The documents were not offered as evidence in the ongoing Chilcot Inquiry into the UK's involvement in the Iraq war. In March 2003, just before Britain went to war, Shell denounced reports that it had held talks with Downing Street about Iraqi oil as "highly inaccurate". BP denied that it had any "strategic interest" in Iraq, while Tony Blair described "the oil conspiracy theory" as "the most absurd".
But documents from October and November the previous year paint a very different picture.
Five months before the March 2003 invasion, Baroness Symons, then the Trade Minister, told BP that the Government believed British energy firms should be given a share of Iraq's enormous oil and gas reserves as a reward for Tony Blair's military commitment to US plans for regime change.
The papers show that Lady Symons agreed to lobby the Bush administration on BP's behalf because the oil giant feared it was being "locked out" of deals that Washington was quietly striking with US, French and Russian governments and their energy firms.
Minutes of a meeting with BP, Shell and BG (formerly British Gas) on 31 October 2002 read: "Baroness Symons agreed that it would be difficult to justify British companies losing out in Iraq in that way if the UK had itself been a conspicuous supporter of the US government throughout the crisis."
The minister then promised to "report back to the companies before Christmas" on her lobbying efforts.
The Foreign Office invited BP in on 6 November 2002 to talk about opportunities in Iraq "post regime change". Its minutes state: "Iraq is the big oil prospect. BP is desperate to get in there and anxious that political deals should not deny them the opportunity."

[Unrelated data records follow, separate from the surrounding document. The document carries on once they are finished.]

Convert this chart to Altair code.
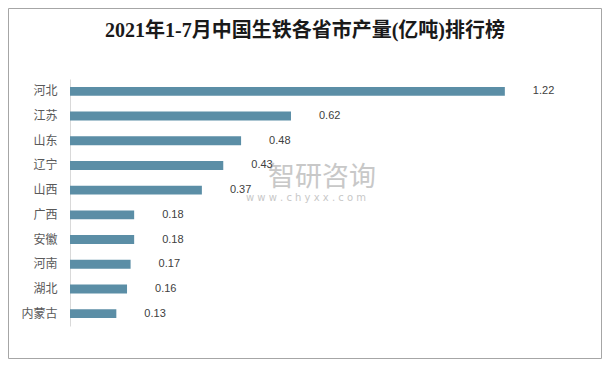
import altair as alt
import pandas as pd

provinces = ["河北", "江苏", "山东", "辽宁", "山西", "广西", "安徽", "河南", "湖北", "内蒙古"]
values = [1.22, 0.62, 0.48, 0.43, 0.37, 0.18, 0.18, 0.17, 0.16, 0.13]
title_text = "2021年1-7月中国生铁各省市产量(亿吨)排行榜"
watermark_main = "智研咨询"
watermark_sub = "w w w . c h y x x . c o m"

df = pd.DataFrame({"province": provinces, "value": values})

W, H = 499, 247
CJK = "Noto Sans CJK SC"

y = alt.Y(
    "province:N", sort=provinces, title=None,
    scale=alt.Scale(paddingInner=0.64, paddingOuter=0.32),
    axis=alt.Axis(ticks=False, labelPadding=13, domainColor="#d9d9d9",
                  labelFontSize=12, labelColor="#595959", labelFont=CJK, grid=False),
)
x = alt.X("value:Q", scale=alt.Scale(domain=[0, 1.4], nice=False), axis=None)

base = alt.Chart(df)
bars = base.mark_bar(color="#5b8ea6").encode(x=x, y=y)
labels = base.mark_text(align="left", baseline="middle", dx=28, fontSize=11,
                        color="#404040", font="Liberation Sans").encode(
    x=x, y=y, text=alt.Text("value:Q", format=".2f"))

wm = alt.Chart(pd.DataFrame({"t": [watermark_main]})).mark_text(
    fontSize=27, align="center", baseline="alphabetic", font=CJK, color="#c8c8c8"
).encode(x=alt.value(252), y=alt.value(107), text="t:N")
wm2 = alt.Chart(pd.DataFrame({"t": [watermark_sub]})).mark_text(
    fontSize=10, align="center", baseline="alphabetic", font="DejaVu Sans", color="#c8c8c8"
).encode(x=alt.value(236), y=alt.value(122), text="t:N")

title = alt.Chart(pd.DataFrame({"t": [title_text]})).mark_text(
    fontSize=20, align="center", baseline="alphabetic",
    font="Liberation Serif, Noto Sans CJK SC", fontWeight="bold", color="#1a1a1a"
).encode(x=alt.value(235), y=alt.value(-42), text="t:N")

border = alt.Chart(pd.DataFrame({"a": [0]})).mark_rect(
    fill="transparent", stroke="#a6a6a6", strokeWidth=1
).encode(x=alt.value(-61.5), x2=alt.value(W + 32.5),
         y=alt.value(-70.5), y2=alt.value(H + 32.5))

chart = alt.layer(wm, wm2, bars, labels, title, border).properties(
    width=W, height=H,
    padding={"left": 62, "top": 71, "right": 33, "bottom": 33},
    autosize=alt.AutoSizeParams(type="none"),
    background="white",
).configure_view(strokeWidth=0)

chart.save("out.html", embed_options={"renderer": "svg", "actions": False})
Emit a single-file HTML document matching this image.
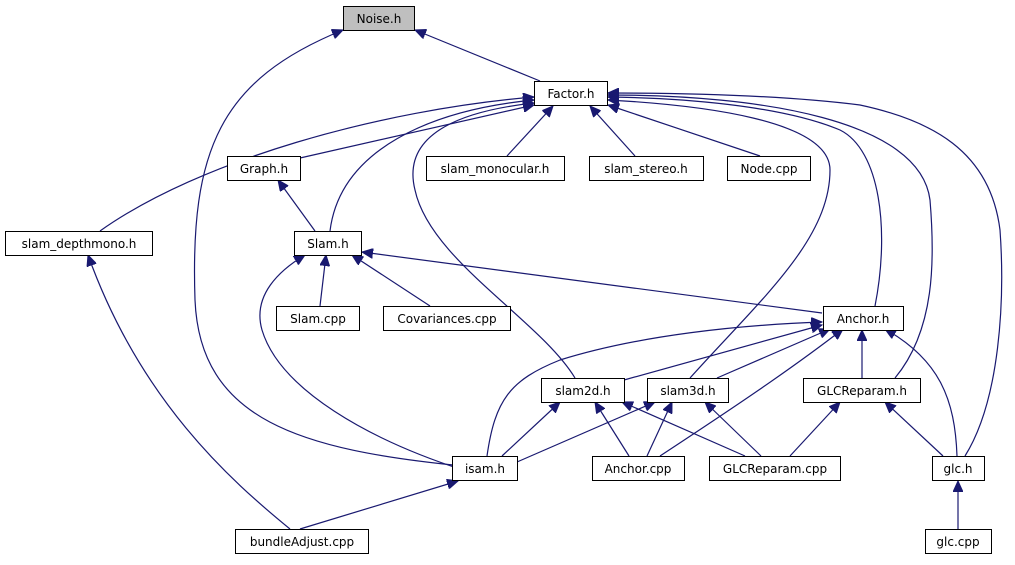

After another meeting, this one in October 2002, the Foreign Office's Middle East director at the time, Edward Chaplin, noted: "Shell and BP could not afford not to have a stake in [Iraq] for the sake of their long-term future... We were determined to get a fair slice of the action for UK companies in a post-Saddam Iraq."
Whereas BP was insisting in public that it had "no strategic interest" in Iraq, in private it told the Foreign Office that Iraq was "more important than anything we've seen for a long time".
BP was concerned that if Washington allowed TotalFinaElf's existing contact with Saddam Hussein to stand after the invasion it would make the French conglomerate the world's leading oil company. BP told the Government it was willing to take "big risks" to get a share of the Iraqi reserves, the second largest in the world.
Over 1,000 documents were obtained under Freedom of Information over five years by the oil campaigner Greg Muttitt. They reveal that at least five meetings were held between civil servants, ministers and BP and Shell in late 2002.
The 20-year contracts signed in the wake of the invasion were the largest in the history of the oil industry. They covered half of Iraq's reserves – 60 billion barrels of oil, bought up by companies such as BP and CNPC (China National Petroleum Company), whose joint consortium alone stands to make £403m ($658m) profit per year from the Rumaila field in southern Iraq.
Last week, Iraq raised its oil output to the highest level for almost decade, 2.7 million barrels a day – seen as especially important at the moment given the regional volatility and loss of Libyan output. Many opponents of the war suspected that one of Washington's main ambitions in invading Iraq was to secure a cheap and plentiful source of oil.
Mr Muttitt, whose book Fuel on the Fire is published next week, said: "Before the war, the Government went to great lengths to insist it had no interest in Iraq's oil. These documents provide the evidence that give the lie to those claims.
"We see that oil was in fact one of the Government's most important strategic considerations, and it secretly colluded with oil companies to give them access to that huge prize."
Lady Symons, 59, later took up an advisory post with a UK merchant bank that cashed in on post-war Iraq reconstruction contracts. Last month she severed links as an unpaid adviser to Libya's National Economic Development Board after Colonel Gaddafi started firing on protesters. Last night, BP and Shell declined to comment.